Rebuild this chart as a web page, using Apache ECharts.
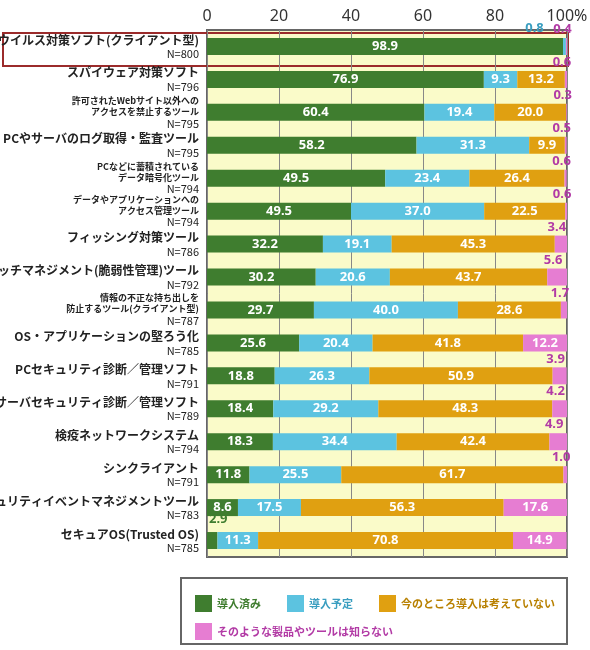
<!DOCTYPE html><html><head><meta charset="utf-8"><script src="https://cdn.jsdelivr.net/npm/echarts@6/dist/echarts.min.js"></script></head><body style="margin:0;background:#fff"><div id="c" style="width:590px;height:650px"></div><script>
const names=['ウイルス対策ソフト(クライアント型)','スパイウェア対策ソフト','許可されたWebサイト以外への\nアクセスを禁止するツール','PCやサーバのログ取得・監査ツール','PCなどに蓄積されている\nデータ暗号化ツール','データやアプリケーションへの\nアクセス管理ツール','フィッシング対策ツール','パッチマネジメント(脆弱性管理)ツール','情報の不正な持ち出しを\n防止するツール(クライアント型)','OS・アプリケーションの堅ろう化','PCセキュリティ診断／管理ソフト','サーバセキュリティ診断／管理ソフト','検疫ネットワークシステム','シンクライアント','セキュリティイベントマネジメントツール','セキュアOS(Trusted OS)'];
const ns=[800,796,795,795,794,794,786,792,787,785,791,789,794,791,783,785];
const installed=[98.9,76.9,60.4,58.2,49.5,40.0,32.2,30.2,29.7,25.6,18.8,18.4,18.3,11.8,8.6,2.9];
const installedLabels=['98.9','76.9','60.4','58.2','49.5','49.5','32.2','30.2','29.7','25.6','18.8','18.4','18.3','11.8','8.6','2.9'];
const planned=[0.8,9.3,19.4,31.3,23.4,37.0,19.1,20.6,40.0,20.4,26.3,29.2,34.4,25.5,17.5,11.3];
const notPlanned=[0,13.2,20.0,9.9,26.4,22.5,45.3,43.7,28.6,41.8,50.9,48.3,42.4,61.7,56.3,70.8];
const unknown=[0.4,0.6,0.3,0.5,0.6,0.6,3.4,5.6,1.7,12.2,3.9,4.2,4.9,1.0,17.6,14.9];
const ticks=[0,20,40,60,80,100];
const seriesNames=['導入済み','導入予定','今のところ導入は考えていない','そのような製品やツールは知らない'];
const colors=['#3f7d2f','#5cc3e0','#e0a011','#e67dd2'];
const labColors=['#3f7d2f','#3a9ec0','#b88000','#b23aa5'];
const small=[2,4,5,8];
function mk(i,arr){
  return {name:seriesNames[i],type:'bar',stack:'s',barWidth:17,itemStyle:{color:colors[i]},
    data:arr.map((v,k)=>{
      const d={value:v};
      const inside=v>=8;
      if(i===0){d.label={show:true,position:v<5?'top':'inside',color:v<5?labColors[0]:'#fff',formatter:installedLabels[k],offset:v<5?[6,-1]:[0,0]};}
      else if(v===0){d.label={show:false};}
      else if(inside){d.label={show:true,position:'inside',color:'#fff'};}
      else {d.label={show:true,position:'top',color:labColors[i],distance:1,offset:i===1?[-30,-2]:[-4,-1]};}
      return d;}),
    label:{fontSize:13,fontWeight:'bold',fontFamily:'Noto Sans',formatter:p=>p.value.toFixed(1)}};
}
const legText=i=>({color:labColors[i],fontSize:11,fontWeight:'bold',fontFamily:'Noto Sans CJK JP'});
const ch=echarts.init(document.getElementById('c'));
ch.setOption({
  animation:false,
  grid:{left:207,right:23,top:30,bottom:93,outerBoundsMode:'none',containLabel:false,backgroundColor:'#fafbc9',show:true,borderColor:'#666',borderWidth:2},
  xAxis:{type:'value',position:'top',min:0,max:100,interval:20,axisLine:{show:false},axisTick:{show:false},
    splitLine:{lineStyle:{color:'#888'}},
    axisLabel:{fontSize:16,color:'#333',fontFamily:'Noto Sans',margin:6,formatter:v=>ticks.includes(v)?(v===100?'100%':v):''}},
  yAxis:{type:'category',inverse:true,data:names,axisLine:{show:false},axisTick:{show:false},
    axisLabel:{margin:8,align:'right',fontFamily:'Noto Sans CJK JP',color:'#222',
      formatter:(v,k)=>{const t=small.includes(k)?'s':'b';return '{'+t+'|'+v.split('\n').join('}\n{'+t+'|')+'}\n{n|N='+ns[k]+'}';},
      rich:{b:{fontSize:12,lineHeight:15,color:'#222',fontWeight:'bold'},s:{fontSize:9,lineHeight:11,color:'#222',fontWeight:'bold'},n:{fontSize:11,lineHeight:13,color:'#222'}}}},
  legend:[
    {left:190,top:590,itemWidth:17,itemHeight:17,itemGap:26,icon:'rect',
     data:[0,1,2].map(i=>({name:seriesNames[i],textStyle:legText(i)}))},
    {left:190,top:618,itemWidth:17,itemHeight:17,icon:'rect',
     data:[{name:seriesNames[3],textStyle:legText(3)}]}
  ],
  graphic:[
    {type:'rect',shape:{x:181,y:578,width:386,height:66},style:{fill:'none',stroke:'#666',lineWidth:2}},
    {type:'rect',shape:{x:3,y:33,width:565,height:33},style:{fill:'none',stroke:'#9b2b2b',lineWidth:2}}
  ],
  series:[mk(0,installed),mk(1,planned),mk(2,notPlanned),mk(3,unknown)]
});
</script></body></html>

==

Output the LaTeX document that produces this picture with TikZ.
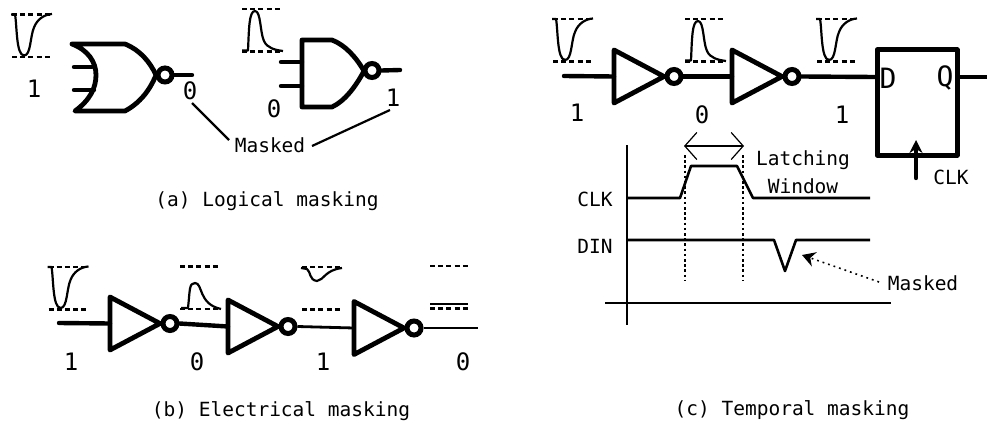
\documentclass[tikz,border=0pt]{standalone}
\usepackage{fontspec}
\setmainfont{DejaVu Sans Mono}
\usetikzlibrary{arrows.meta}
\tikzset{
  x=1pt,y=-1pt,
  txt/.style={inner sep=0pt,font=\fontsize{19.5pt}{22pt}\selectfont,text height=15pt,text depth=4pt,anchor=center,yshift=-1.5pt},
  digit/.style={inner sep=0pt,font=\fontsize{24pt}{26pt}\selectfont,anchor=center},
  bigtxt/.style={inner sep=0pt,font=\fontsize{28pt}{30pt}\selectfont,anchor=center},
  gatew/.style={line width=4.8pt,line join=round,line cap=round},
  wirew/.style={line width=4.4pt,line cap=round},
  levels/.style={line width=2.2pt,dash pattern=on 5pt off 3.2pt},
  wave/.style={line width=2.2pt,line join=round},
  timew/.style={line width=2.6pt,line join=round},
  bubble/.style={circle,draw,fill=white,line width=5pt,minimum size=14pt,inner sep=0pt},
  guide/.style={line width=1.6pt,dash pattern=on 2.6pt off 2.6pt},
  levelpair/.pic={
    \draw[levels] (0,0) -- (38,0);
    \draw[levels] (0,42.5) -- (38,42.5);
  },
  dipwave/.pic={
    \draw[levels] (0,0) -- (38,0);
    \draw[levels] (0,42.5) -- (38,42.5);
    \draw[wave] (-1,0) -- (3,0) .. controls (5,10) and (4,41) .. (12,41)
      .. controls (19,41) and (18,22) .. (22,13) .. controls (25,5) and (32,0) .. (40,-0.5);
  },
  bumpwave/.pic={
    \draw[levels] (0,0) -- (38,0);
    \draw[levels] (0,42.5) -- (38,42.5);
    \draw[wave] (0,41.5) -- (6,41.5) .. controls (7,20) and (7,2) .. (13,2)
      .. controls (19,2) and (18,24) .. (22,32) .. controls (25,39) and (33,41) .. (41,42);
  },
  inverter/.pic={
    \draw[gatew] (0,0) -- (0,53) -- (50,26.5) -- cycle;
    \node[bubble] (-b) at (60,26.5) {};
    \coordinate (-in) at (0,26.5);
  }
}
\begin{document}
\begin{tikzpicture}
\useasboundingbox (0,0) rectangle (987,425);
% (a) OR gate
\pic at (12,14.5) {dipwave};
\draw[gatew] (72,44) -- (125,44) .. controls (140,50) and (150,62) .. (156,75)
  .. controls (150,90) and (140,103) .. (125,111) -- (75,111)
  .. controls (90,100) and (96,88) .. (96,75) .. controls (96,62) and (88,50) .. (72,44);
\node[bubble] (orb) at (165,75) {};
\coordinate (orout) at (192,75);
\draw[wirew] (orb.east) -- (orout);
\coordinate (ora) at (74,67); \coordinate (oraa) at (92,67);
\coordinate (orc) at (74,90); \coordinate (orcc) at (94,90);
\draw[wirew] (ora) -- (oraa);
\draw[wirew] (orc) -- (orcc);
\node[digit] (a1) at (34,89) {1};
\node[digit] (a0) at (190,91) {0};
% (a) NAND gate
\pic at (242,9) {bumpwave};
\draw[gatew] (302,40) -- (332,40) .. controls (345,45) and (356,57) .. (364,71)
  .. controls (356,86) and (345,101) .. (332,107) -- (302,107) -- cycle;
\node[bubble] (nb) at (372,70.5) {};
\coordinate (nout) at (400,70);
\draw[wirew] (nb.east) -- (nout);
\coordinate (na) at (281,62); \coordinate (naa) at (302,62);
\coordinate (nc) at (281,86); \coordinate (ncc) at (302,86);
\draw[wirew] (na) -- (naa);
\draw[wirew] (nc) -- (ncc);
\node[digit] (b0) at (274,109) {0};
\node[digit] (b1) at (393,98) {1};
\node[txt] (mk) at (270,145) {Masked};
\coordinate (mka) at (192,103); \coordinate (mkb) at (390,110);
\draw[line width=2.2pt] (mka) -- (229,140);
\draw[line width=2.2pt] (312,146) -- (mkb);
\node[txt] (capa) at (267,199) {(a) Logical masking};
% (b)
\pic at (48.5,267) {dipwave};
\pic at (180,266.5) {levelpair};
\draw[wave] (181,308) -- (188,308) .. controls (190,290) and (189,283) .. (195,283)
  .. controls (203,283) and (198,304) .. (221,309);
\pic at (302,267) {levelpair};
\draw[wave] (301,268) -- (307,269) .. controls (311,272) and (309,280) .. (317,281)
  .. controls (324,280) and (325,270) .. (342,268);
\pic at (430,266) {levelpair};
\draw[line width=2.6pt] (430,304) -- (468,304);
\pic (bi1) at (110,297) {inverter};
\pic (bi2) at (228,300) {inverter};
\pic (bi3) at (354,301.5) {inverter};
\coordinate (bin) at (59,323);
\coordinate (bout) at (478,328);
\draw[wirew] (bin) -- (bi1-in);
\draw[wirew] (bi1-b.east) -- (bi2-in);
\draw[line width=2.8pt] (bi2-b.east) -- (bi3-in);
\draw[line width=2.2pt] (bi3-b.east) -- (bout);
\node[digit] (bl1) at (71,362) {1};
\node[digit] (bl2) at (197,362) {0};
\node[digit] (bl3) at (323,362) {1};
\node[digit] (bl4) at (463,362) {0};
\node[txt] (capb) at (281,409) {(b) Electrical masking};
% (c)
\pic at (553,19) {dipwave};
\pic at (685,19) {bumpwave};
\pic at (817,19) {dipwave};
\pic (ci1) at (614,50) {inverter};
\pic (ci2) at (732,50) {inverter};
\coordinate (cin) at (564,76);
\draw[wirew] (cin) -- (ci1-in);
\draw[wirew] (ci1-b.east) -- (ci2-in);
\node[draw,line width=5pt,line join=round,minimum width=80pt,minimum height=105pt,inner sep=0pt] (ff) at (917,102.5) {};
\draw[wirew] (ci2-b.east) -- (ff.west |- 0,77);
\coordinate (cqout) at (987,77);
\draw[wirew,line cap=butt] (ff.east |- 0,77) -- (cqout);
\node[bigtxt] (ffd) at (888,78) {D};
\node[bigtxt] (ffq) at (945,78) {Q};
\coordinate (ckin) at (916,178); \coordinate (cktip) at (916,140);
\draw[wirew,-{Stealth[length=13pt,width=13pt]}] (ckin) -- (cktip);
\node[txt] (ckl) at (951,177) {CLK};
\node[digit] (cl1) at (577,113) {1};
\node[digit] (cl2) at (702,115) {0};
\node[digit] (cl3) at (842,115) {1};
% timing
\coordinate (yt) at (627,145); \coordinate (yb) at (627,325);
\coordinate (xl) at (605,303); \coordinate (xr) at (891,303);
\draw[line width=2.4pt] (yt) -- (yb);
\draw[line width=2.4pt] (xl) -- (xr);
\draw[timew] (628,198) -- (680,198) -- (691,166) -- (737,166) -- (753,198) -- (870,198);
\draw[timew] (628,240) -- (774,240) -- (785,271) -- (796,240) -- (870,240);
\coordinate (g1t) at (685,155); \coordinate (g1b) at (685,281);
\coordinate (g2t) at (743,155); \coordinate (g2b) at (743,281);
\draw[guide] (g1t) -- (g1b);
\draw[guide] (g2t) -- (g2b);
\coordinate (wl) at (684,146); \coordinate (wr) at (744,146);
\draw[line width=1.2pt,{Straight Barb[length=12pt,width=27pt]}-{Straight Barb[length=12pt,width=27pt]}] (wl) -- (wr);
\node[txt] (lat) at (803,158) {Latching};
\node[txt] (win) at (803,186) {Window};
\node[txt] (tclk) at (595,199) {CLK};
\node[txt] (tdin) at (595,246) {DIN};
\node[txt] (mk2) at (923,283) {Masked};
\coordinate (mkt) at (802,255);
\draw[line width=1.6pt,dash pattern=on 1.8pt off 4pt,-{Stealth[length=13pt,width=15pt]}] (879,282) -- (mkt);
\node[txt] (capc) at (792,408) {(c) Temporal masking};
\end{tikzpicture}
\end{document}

--

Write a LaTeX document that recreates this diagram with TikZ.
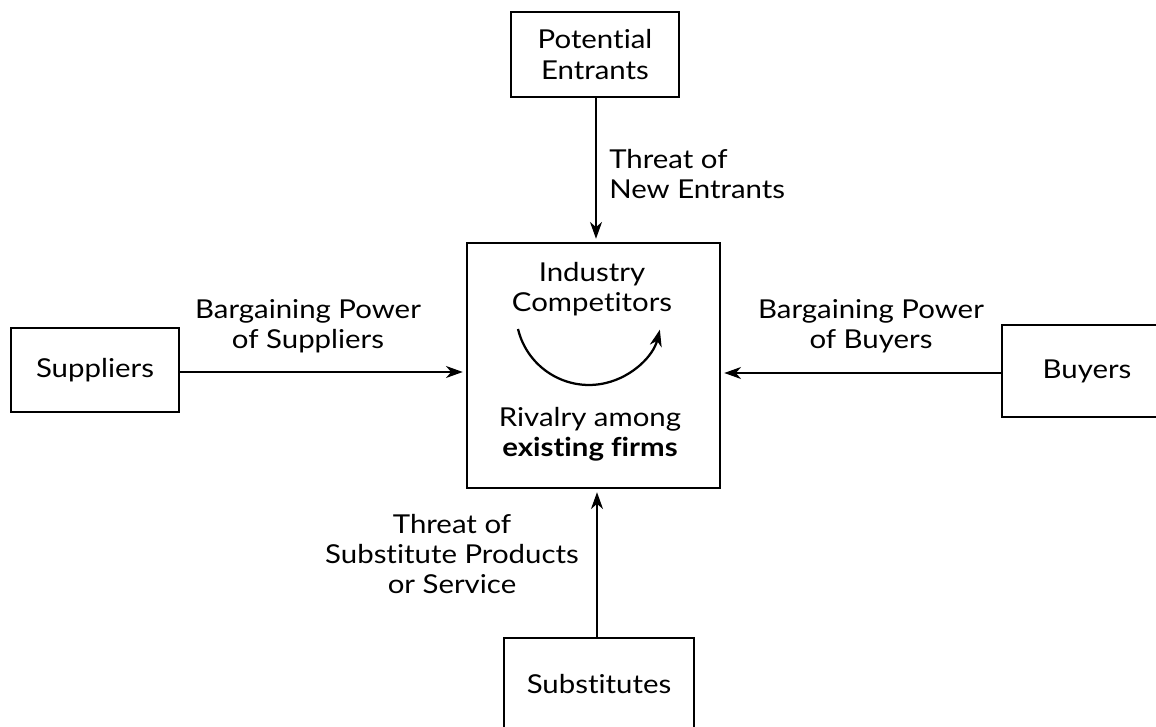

= Given exercise =
Return each line with "LaTeX".

= Answer in full =
Output the LaTeX document that produces this picture with TikZ.
Write a LaTeX document that recreates this diagram with TikZ.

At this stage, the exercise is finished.